Midnite Surprise Vol. 1, KC Green
An anthology of art from Green’s tumblr, apart from his comic. Very pretty, though not always the pieces I would have chosen. Interesting. Two stars.

Horribleville, V. 1, KC Green
Green’s semiautobiographical comic from when he was 18-19 (!!). Pretty great early stuff. Three stars.

Saturn Apartments 3, Hisae Iwaoka
I will blame some of my lukewarm feelings about volume 3 on the experience of being interrupted for a year or more between installments, but I’m starting to wish that there were more movement in the various mysterious plotlines to go with the glorious evocation of time and place. I was also put off by an element of the supernatural that didn’t seem to belong. Two stars.

Black & White: The Confrontation Between Reverend Fred L. Shuttlesworth and Eugene “Bull” Connor / Larry Dane Brimner
A book that is under 300 pages on this topic would have a hard time containing all of the detail of the campaign for desegregation in Alabama, and this one is only 112 pages. It sometimes seems to be a recitation of events rather than a history with any depth. HOWEVER, it is still meticulously researched, even a non-footnoted comment had several sources, though I did have to email the author to find out about them (sorry I doubted you, Mr. Brimner). Interesting, yes, accessible to young readers, yes, sufficient for an adult history nerd to feel satisfied? No. Time for me to look for that 300 page book. Three stars.

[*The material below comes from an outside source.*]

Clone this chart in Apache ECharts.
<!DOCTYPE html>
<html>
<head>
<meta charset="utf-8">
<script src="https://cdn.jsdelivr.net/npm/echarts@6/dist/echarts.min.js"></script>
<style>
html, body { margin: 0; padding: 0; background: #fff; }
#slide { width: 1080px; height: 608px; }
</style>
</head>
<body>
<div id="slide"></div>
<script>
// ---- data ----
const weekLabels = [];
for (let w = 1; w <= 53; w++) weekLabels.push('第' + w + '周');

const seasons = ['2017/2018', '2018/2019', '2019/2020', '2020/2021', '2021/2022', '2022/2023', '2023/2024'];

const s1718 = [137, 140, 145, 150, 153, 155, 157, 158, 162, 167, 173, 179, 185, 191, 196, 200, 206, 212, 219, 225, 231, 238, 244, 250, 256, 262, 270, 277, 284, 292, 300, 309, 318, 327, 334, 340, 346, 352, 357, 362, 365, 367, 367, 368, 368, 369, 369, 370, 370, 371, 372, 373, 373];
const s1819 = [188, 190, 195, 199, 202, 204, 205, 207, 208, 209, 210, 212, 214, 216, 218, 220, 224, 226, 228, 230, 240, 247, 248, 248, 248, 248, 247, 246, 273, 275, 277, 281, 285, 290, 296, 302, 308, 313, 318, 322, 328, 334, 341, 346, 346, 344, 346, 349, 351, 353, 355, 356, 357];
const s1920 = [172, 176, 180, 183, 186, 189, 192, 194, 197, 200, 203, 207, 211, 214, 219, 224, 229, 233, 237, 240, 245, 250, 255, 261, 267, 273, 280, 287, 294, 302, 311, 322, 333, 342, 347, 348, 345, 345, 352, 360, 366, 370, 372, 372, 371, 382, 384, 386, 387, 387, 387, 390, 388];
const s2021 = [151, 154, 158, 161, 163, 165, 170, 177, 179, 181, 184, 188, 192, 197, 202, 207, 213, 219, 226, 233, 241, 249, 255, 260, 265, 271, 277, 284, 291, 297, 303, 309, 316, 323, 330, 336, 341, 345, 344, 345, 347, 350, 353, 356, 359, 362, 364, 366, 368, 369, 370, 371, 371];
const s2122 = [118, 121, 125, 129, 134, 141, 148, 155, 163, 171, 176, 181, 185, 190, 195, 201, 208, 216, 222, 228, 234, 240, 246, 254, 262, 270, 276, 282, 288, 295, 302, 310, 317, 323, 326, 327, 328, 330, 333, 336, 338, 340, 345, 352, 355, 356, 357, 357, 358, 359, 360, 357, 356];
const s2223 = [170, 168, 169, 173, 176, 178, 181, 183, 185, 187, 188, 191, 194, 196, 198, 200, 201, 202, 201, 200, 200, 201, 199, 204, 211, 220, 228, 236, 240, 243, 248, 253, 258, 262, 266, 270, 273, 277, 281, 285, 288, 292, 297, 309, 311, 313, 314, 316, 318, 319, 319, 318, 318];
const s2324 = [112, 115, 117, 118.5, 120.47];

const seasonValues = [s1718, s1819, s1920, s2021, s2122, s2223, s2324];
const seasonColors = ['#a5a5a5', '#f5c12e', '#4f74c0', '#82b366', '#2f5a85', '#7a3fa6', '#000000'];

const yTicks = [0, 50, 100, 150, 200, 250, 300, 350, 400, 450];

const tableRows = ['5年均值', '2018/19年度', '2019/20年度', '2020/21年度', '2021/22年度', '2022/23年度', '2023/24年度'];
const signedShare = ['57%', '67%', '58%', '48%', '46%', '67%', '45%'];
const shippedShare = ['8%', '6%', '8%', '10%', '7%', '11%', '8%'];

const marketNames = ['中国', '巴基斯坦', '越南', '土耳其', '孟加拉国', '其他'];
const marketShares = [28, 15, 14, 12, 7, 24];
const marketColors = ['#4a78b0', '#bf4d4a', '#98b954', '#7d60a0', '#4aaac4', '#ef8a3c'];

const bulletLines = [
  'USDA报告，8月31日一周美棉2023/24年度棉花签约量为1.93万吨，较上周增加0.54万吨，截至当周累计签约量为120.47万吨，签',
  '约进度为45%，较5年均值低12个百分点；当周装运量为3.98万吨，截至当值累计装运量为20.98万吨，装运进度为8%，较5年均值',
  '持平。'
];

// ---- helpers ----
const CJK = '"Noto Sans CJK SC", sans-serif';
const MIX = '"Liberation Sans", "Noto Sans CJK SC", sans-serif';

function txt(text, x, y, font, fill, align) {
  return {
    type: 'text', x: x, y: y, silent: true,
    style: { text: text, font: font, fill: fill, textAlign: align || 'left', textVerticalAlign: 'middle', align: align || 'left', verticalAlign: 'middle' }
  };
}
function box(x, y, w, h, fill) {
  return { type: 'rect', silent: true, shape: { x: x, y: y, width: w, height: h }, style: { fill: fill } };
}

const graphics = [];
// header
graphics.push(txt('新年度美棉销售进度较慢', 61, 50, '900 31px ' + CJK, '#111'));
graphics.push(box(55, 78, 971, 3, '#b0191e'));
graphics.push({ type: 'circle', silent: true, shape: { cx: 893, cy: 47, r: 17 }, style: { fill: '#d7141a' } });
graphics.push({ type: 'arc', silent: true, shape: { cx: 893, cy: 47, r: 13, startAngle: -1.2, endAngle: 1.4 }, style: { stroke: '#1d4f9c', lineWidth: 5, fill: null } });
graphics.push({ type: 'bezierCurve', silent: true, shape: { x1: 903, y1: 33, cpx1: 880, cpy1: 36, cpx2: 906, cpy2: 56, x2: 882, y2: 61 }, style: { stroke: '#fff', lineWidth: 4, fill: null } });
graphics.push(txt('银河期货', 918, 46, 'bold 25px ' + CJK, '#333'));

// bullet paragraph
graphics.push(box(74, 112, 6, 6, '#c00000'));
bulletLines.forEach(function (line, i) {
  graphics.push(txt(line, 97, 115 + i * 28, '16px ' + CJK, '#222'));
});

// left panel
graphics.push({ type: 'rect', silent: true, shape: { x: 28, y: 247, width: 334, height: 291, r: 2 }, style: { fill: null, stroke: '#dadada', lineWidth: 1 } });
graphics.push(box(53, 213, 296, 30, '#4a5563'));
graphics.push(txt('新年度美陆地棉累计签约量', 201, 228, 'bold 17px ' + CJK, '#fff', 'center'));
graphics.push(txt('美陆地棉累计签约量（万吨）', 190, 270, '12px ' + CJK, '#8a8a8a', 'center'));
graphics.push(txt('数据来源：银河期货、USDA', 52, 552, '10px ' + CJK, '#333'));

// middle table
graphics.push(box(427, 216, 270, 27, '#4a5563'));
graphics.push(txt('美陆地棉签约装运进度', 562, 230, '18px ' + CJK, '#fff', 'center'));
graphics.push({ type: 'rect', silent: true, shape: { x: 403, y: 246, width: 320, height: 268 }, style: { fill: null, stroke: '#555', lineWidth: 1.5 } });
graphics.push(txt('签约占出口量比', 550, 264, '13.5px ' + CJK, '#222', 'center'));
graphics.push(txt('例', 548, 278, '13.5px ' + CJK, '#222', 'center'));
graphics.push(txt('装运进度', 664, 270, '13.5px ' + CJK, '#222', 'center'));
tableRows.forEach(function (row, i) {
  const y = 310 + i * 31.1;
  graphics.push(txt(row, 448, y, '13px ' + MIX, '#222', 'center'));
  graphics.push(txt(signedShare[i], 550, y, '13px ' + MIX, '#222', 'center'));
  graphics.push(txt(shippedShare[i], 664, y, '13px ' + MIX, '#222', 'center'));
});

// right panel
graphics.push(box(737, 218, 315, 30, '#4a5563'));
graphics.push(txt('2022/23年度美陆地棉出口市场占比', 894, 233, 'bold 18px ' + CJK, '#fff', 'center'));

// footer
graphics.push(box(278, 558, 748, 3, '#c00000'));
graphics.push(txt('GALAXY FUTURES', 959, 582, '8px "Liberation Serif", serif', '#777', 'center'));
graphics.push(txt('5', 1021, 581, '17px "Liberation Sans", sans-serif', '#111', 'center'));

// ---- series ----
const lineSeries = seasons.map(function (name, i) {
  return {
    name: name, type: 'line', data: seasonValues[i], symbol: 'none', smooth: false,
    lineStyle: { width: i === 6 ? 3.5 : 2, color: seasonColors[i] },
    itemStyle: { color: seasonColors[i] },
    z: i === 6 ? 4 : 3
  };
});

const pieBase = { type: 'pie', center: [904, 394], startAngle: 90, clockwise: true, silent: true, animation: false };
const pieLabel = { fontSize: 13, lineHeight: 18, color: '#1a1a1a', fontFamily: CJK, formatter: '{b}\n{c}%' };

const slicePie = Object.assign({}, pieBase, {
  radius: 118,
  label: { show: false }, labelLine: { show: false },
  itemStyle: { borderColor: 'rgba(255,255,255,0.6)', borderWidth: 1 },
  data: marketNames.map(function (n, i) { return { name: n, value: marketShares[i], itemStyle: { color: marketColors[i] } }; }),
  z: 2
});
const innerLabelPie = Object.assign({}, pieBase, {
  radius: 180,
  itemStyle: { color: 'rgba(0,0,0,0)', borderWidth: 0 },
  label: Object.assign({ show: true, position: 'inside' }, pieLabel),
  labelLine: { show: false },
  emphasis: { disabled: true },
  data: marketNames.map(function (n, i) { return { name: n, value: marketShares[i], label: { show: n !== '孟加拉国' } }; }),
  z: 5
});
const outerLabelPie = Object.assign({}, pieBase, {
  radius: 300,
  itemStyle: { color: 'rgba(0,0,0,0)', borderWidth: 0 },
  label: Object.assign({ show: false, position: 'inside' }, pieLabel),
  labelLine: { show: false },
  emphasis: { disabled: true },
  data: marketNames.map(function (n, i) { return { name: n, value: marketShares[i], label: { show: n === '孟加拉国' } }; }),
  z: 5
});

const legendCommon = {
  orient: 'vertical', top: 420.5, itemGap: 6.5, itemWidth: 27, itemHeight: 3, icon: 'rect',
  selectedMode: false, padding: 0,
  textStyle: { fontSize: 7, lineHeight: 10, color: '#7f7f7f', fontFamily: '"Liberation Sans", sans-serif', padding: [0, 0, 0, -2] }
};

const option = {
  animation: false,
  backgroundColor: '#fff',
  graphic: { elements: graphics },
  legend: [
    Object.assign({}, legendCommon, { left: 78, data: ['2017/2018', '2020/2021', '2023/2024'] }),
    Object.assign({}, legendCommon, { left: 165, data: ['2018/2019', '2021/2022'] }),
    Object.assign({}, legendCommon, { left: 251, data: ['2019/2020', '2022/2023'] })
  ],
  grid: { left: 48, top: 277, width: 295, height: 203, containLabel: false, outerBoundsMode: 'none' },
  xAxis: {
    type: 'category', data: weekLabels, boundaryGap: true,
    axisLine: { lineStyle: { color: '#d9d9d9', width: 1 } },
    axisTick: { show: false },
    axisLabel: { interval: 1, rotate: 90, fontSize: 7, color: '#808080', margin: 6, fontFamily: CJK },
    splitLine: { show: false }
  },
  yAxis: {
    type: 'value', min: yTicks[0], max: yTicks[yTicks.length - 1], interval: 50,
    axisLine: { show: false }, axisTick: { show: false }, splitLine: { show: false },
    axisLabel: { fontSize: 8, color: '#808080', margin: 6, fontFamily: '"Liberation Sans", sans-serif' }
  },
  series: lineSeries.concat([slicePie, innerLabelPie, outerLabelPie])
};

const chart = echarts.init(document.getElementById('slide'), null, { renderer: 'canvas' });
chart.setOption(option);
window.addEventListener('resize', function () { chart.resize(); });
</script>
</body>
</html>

The Always War / Margaret Peterson Haddix
An important thing for youth-service librarians to remember about their own childhood reading: we were enthusiastic but not discerning and did not yet have the broad knowledge of literature and literary conventions. I was totally blown away by the derivative and hackneyed books I read, books I would be embarrassed to be seen with today. Haddix is a fine writer, but boy has this premise been done to death. A quick and painless read with only a few unearned plot developments (we never actually see one of the protagonists reading old children’s literature, but it is quickly introduced and used to advance the plot when needed). Past me would love it. Present me? Two stars.

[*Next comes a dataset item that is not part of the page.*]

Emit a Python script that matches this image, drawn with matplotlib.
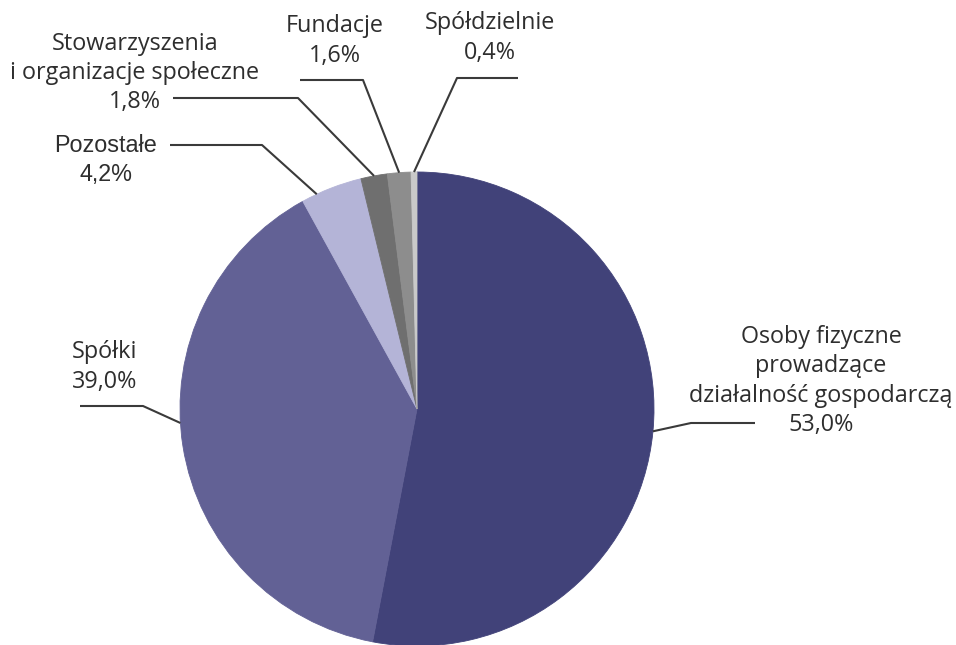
import numpy as np
from matplotlib import pyplot as plt

# data
categories = [
    "Osoby fizyczne\nprowadzące\ndziałalność gospodarczą",
    "Spółki",
    "Pozostałe",
    "Stowarzyszenia\ni organizacje społeczne",
    "Fundacje",
    "Spółdzielnie",
]
shares = [53.0, 39.0, 4.2, 1.8, 1.6, 0.4]
colors = ["#414279", "#626195", "#b4b4d7", "#6f6f6f", "#8d8d8d", "#c9c9c9"]

# layout (pixels, y measured from the top)
W, H = 956, 645
CX, CY, R = 417, 409, 237
# text centre, leader elbow points, where on the wedge the line ends
label_pos = [(821, 381), (105, 367), (106, 160), (135, 73), (335, 41), (490, 38)]
leader_pts = [
    [(755, 423), (691, 423)],
    [(80, 406), (143, 406)],
    [(170, 145), (262, 145)],
    [(173, 98), (298, 98)],
    [(300, 80), (363, 80)],
    [(518, 78), (457, 78)],
]
anchor_frac = [0.5, 0.46, 0.75, 0.5, 0.5, 0.5]
fonts = ["Open Sans", "Open Sans", "Liberation Sans", "Open Sans", "Open Sans", "Open Sans"]

TEXT = "#2e2e2e"
LINE = "#3a3a3a"


def py(y):
    return H - y


fig = plt.figure(figsize=(W / 100, H / 100), dpi=100)
ax = fig.add_axes([0, 0, 1, 1])

wedges, _ = ax.pie(shares, colors=colors, startangle=90, counterclock=False,
                   radius=R, center=(CX, py(CY)),
                   wedgeprops=dict(linewidth=0.6))
for w in wedges:
    w.set_edgecolor(w.get_facecolor())

ax.set_xlim(0, W)
ax.set_ylim(0, H)
ax.set_aspect("equal")
ax.axis("off")

for w, name, val, pos, pts, f, fam in zip(wedges, categories, shares, label_pos,
                                          leader_pts, anchor_frac, fonts):
    # point on the rim of the wedge
    a = np.deg2rad(w.theta1 + f * (w.theta2 - w.theta1))
    ex = w.center[0] + w.r * np.cos(a)
    ey = w.center[1] + w.r * np.sin(a)
    xs = [pts[0][0], pts[1][0], ex]
    ys = [py(pts[0][1]), py(pts[1][1]), ey]
    ax.plot(xs, ys, color=LINE, lw=1.5, solid_capstyle="butt")

    label = name + "\n" + f"{val:.1f}%".replace(".", ",")
    ax.text(pos[0], py(pos[1]), label, ha="center", va="center",
            fontsize=16.8, family=fam, color=TEXT, linespacing=1.3)

fig.savefig("out.png", dpi=100)
plt.close(fig)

Hark!: A Vagrant / Kate Beaton
Beaton’s art deserves this gorgeous hardcover, heck, she deserves a slipcovered collector’s edition with heavy rag paper and gilt on the cover. I was delighted that the Nancy Drew and Gorey covers were included, the Wonder Woman strips too. Pretty great. Five stars.

The Empire of Death: A Cultural History of Ossuaries and Charnel houses, Paul Koudounaris
Utterly astonishing and breathtaking photos of lots and lots of bones! Four stars

The Adventures of Hergé, Bocquet, Fromental, Barthélémy
Not a linear biography, but 2-4 page bits of his life at a time. Informative and the ligne claire art is a great tribute. Four stars.

Marcel the Shell with Shoes On, Slate & Fleischer-Camp
Book version of the short film, but with paintings based on the stop-motion photos. Doesn’t translate well. One star.

2 thoughts on “February Reading

  1. Sarah Post author

    I am astounded and delighted at the growing number of history books for youth that involve such in-depth (and sometimes primary) research. The days of over-simplified and sanitized recitations of received knowledge are (I hope) on the way out.